The most accurate “divulator” model would ignore everything except each qualifier’s score in the finals, at the five zone qualifiers for the current year, then simply rank the divers predicted finsih for the current year based on those scores. You could probably get divemeets.com to provide the data. It would be very easy for them to do.

Kevin Hallman
Reply to  re a "divulator"
5 years ago

I’ve looked into that. I have worried that diving scores aren’t perfectly consistent across regions; I know that to qualify nationals the scores are re-judged by a single committee.

College Swammer
5 years ago

Just to add to your analysis. You can’t use R^2 as a performance matrix in classifications problems, as R^2 only tells you how much of the variability in the data the given model captures. Instead, take a look at confusion matrices and AUC curves as predicting a place at a meet is a categorical problem.
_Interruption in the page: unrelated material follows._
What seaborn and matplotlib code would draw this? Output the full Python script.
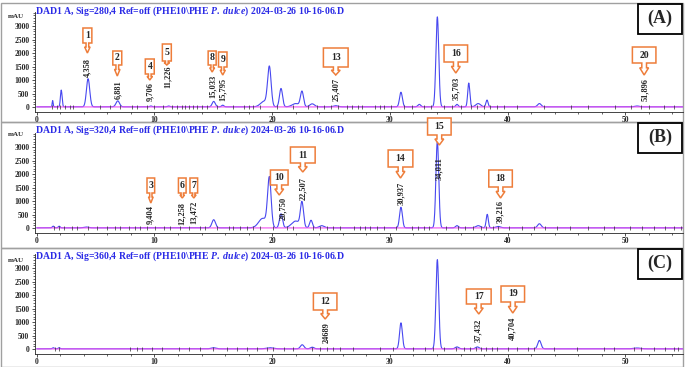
import numpy as np
import pandas as pd
import seaborn as sns
import matplotlib.pyplot as plt
from matplotlib.patches import Polygon, Rectangle
from matplotlib.transforms import blended_transform_factory

# ---- data ----
# peaks: retention time (min), height (mAU), width (sigma, min)
A_times = [1.35, 2.08, 4.36, 6.88, 9.7, 11.2, 15.03, 15.8, 19.3, 19.76, 20.75, 22.0, 22.53, 23.4, 25.4,
           30.94, 32.5, 34.03, 35.7, 36.7, 37.5, 38.25, 42.7, 51.0]
A_heights = [230, 620, 1040, 220, 30, 30, 200, 60, 200, 1450, 680, 120, 560, 110, 40,
             540, 90, 3330, 90, 880, 120, 250, 120, 30]
A_widths = [0.04, 0.07, 0.14, 0.15, 0.1, 0.1, 0.13, 0.1, 0.3, 0.15, 0.13, 0.3, 0.13, 0.2, 0.2,
            0.12, 0.12, 0.12, 0.1, 0.09, 0.2, 0.09, 0.15, 0.2]

B_times = [1.4, 1.9, 4.2, 15.03, 19.2, 19.76, 20.75, 22.0, 22.53, 23.3, 24.2, 30.94, 34.03, 35.7,
           37.5, 38.27, 39.2, 42.7]
B_heights = [60, 60, 30, 300, 350, 1800, 520, 250, 900, 280, 80, 760, 3200, 80,
             80, 500, 50, 150]
B_widths = [0.08, 0.08, 0.2, 0.15, 0.35, 0.15, 0.13, 0.35, 0.13, 0.12, 0.2, 0.12, 0.12, 0.12,
            0.2, 0.09, 0.2, 0.15]

C_times = [1.4, 1.9, 15.0, 19.8, 22.55, 23.4, 30.94, 34.03, 35.7, 37.43, 42.7, 51.0]
C_heights = [40, 40, 40, 40, 150, 60, 960, 3300, 70, 70, 310, 30]
C_widths = [0.08, 0.08, 0.2, 0.3, 0.15, 0.15, 0.12, 0.12, 0.15, 0.15, 0.14, 0.3]

# integration markers on the baseline (min)
A_marks = [1.3, 1.7, 2.0, 2.4, 2.8, 3.1, 5.4, 6.2, 7.1, 8.1, 8.5, 9.4, 10.0, 10.7, 11.5, 11.9, 12.3,
           12.6, 12.9, 13.3, 13.6, 14.0, 14.5, 15.3, 16.7, 17.6, 18.0, 18.4, 19.0, 20.4, 21.8, 23.0,
           23.8, 24.4, 25.0, 25.6, 26.35, 26.75, 27.25, 27.6, 28.7, 29.2, 29.5, 30.1, 31.2, 31.9,
           32.9, 33.5, 34.6, 35.3, 36.0, 36.9, 37.4, 38.0, 38.5, 39.1, 39.7, 40.8, 43.1, 45.4, 46.8,
           49.1, 50.5, 51.3, 52.0, 53.3, 54.1]
B_marks = [1.43, 1.85, 2.28, 2.99, 3.41, 4.32, 5.11, 5.96, 6.67, 7.09, 7.8, 8.37, 8.79, 9.36, 10.07,
           10.78, 11.34, 12.19, 12.9, 13.9, 14.3, 15.3, 16.3, 16.7, 17.3, 17.85, 18.4, 19.0, 20.1,
           21.3, 21.8, 23.5, 24.1, 24.65, 25.2, 25.8, 26.92, 27.5, 27.9, 28.3, 28.9, 29.5, 30.5,
           31.9, 32.4, 32.9, 33.3, 34.8, 35.8, 36.4, 37.1, 37.7, 38.2, 38.8, 39.2, 40.1, 41.2, 42.2,
           43.2, 44.2, 45.3, 46.8, 48.2, 49.0, 50.4, 51.4, 52.4, 53.4, 54.1, 54.7]
C_marks = [1.57, 1.85, 7.94, 8.51, 8.93, 9.78, 10.63, 12.05, 12.9, 13.9, 15.0, 16.2, 17.0, 17.85,
           18.7, 19.6, 20.1, 20.97, 21.8, 23.4, 24.1, 24.65, 25.2, 25.8, 26.9, 29.2, 30.3, 32.0,
           33.0, 33.7, 34.6, 35.6, 36.3, 36.8, 37.3, 37.7, 38.2, 38.7, 39.1, 40.0, 40.8, 41.7, 42.2,
           43.9, 45.9, 48.2, 49.0, 50.7, 51.3, 52.4, 53.4, 54.1, 54.5, 54.9]

# callouts: number, x centre (min), box top, box bottom, arrow tip (axes fraction), box width (min)
A_calls = [("1", 4.3, 0.84, 0.69, 0.59, 0.76), ("2", 6.84, 0.61, 0.47, 0.36, 0.76),
           ("4", 9.6, 0.53, 0.38, 0.32, 0.76), ("5", 11.05, 0.68, 0.51, 0.47, 0.76),
           ("8", 14.9, 0.61, 0.47, 0.40, 0.68), ("9", 15.8, 0.60, 0.45, 0.37, 0.72),
           ("13", 25.4, 0.64, 0.45, 0.37, 2.1), ("16", 35.6, 0.67, 0.50, 0.39, 2.0),
           ("20", 51.6, 0.65, 0.49, 0.37, 2.0)]
B_calls = [("3", 9.69, 0.55, 0.40, 0.30, 0.65), ("6", 12.36, 0.55, 0.40, 0.35, 0.65),
           ("7", 13.34, 0.55, 0.40, 0.35, 0.65), ("10", 20.6, 0.63, 0.48, 0.38, 1.5),
           ("11", 22.6, 0.86, 0.70, 0.61, 2.1), ("14", 30.9, 0.83, 0.66, 0.55, 2.1),
           ("15", 34.2, 1.15, 0.98, 0.88, 2.0), ("18", 39.4, 0.63, 0.46, 0.35, 2.0)]
C_calls = [("12", 24.5, 0.61, 0.44, 0.35, 2.0), ("17", 37.55, 0.65, 0.50, 0.40, 2.1),
           ("19", 40.44, 0.68, 0.52, 0.41, 2.0)]

# retention time labels: text, x (min), top of label (axes fraction)
A_rt = [("4,358", 4.32, 0.54), ("6,881", 6.9, 0.32), ("9,706", 9.6, 0.30), ("11,226", 11.1, 0.46),
        ("15,033", 14.95, 0.37), ("15,795", 15.8, 0.34), ("25,407", 25.45, 0.34),
        ("35,703", 35.65, 0.35), ("51,896", 51.65, 0.34)]
B_rt = [("9,404", 9.64, 0.28), ("12,258", 12.36, 0.31), ("13,472", 13.34, 0.32),
        ("20,750", 20.9, 0.36), ("22,507", 22.6, 0.56), ("30,937", 30.95, 0.51),
        ("34,011", 34.15, 0.76), ("39,216", 39.35, 0.33)]
C_rt = [("24689", 24.6, 0.32), ("37,432", 37.5, 0.35), ("40,704", 40.44, 0.37)]

titles = ["DAD1 A, Sig=280,4 Ref=off (PHE10\\PHE $\\mathit{P.\\ dulce}$) 2024-03-26 10-16-06.D",
          "DAD1 A, Sig=320,4 Ref=off (PHE10\\PHE $\\mathit{P.\\ dulce}$) 2024-03-26 10-16-06.D",
          "DAD1 A, Sig=360,4 Ref=off (PHE10\\PHE $\\mathit{P.\\ dulce}$) 2024-03-26 10-16-06.D"]
panel_names = ["(A)", "(B)", "(C)"]

sns.set_theme(style="ticks")
plt.rcParams['font.family'] = ['Liberation Serif', 'DejaVu Serif']
plt.rcParams['font.weight'] = 'bold'
plt.rcParams['mathtext.fontset'] = 'custom'
plt.rcParams['mathtext.it'] = 'Liberation Serif:italic:bold'
plt.rcParams['mathtext.rm'] = 'Liberation Serif:bold'

W, H = 685, 367
fig = plt.figure(figsize=(W / 100, H / 100), dpi=100)
fig.patch.set_facecolor('white')

t = np.linspace(0, 55, 4000)
orange = '#ee7d3a'

panels = [
    (A_times, A_heights, A_widths, A_marks, A_calls, A_rt, 112, 3, 122),
    (B_times, B_heights, B_widths, B_marks, B_calls, B_rt, 233, 122, 248),
    (C_times, C_heights, C_widths, C_marks, C_calls, C_rt, 354, 248, 367),
]

for i, (times, heights, widths, marks, calls, rts, ybot, ptop, pbot) in enumerate(panels):
    # grey frame round each panel (behind the plots)
    fig.patches.append(Rectangle((0.5 / W, 1 - pbot / H), 682.5 / W, (pbot - ptop) / H,
                                 transform=fig.transFigure, fill=False, ec='#a0a0a0', lw=1,
                                 zorder=-1))

    ax = fig.add_axes([35 / W, 1 - ybot / H, 648 / W, 100 / H])
    ax.set_facecolor('none')

    sig = np.full_like(t, 12.0)
    for t0, h, s in zip(times, heights, widths):
        sig += h * np.exp(-0.5 * ((t - t0) / s) ** 2)
    df = pd.DataFrame({"time": t, "mAU": sig, "base": np.full_like(t, 8.0)})

    sns.lineplot(data=df, x="time", y="mAU", ax=ax, color='#4848f0', lw=0.8, estimator=None)
    sns.lineplot(data=df, x="time", y="base", ax=ax, color='#f050f0', lw=0.8, estimator=None)
    ax.vlines(marks, -70, 90, color='#303030', lw=0.5)

    ax.set_xlim(-0.15, 54.9)
    ax.set_ylim(-180, 3520)
    ax.set_xlabel("")
    ax.set_ylabel("")
    ax.set_xticks([0, 10, 20, 30, 40, 50])
    ax.set_xticks(np.arange(0, 55, 2), minor=True)
    ax.set_yticks(np.arange(0, 3001, 500))
    ax.set_yticks(np.arange(0, 3501, 100), minor=True)
    ax.tick_params(axis='y', labelsize=5.5, length=2.5, width=0.6, pad=1.5, color='#333333')
    ax.tick_params(axis='x', labelsize=5.5, length=2, width=0.6, pad=0.6, color='#333333')
    ax.tick_params(axis='both', which='minor', length=1.5, width=0.5)
    for lab in ax.get_xticklabels() + ax.get_yticklabels():
        lab.set_fontweight('bold')
    sns.despine(ax=ax, top=True, right=True)
    ax.spines['left'].set_linewidth(0.6)
    ax.spines['bottom'].set_linewidth(0.6)

    # title and unit
    fig.text(35 / W, 1 - (ptop + 8) / H, titles[i], color='#2a2ae6', fontsize=7.0,
             fontweight='bold', va='center', ha='left')
    fig.text(16 / W, 1 - (ptop + 13) / H, "mAU", fontsize=5, fontweight='bold',
             va='center', ha='center')

    # panel label box
    fig.text(660 / W, 1 - (ptop + 15) / H, panel_names[i], fontsize=13, fontweight='bold',
             ha='center', va='center')
    fig.patches.append(Rectangle((638 / W, 1 - (ptop + 31) / H), 44 / W, 30 / H,
                                 transform=fig.transFigure, fill=False, ec='black', lw=1.3))

    trans = blended_transform_factory(ax.transData, ax.transAxes)
    for num, xc, top, bot, tip, w in calls:
        if w < 1:
            sw, hw = 0.3 * w, 0.6 * w
        else:
            sw, hw = 0.4, 0.75
        neck = bot - 0.4 * (bot - tip)
        verts = [(xc - w / 2, top), (xc + w / 2, top), (xc + w / 2, bot), (xc + sw / 2, bot),
                 (xc + sw / 2, neck), (xc + hw / 2, neck), (xc, tip), (xc - hw / 2, neck),
                 (xc - sw / 2, neck), (xc - sw / 2, bot), (xc - w / 2, bot)]
        ax.add_patch(Polygon(verts, closed=True, transform=trans, fc='white', ec=orange,
                             lw=1.1, clip_on=False, zorder=5))
        ax.text(xc, (top + bot) / 2, num, transform=trans, fontsize=7, fontweight='bold',
                ha='center', va='center', zorder=6, clip_on=False)

    for txt, xr, ytop in rts:
        ax.text(xr, ytop, txt, transform=trans, rotation=90, fontsize=6, fontweight='bold',
                ha='center', va='top', zorder=6)

fig.savefig("out.png", dpi=100)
Also, thank you for adding this analysis!

Editor
Reply to  College Swammer
5 years ago

The R^2s that are discussed here aren’t applied to place at a meet. They are applied to the model’s prediction of Score. Now score isn’t exactly a continuous variable because it’s integers, but with a 0-500ish possible range treating it as a non categorical variable isn’t unreasonable.

breaststrokesthebeststroke
5 years ago

Stanford women don’t even make the top nine with these predictions, there’s no way their diving is really that significant??

Observer
Reply to  breaststrokesthebeststroke
5 years ago

Stanford is first in bold

Editor
Reply to  breaststrokesthebeststroke
5 years ago

They are first with 381.

2 Cents
Reply to  Andrew Mering
5 years ago

Hahaha, I was tricked at first too looking at this… I missed the bold team for both men and women at first glance.

IU Swammer
5 years ago

How do you do relays year-to-year when there are seniors on last year’s relay?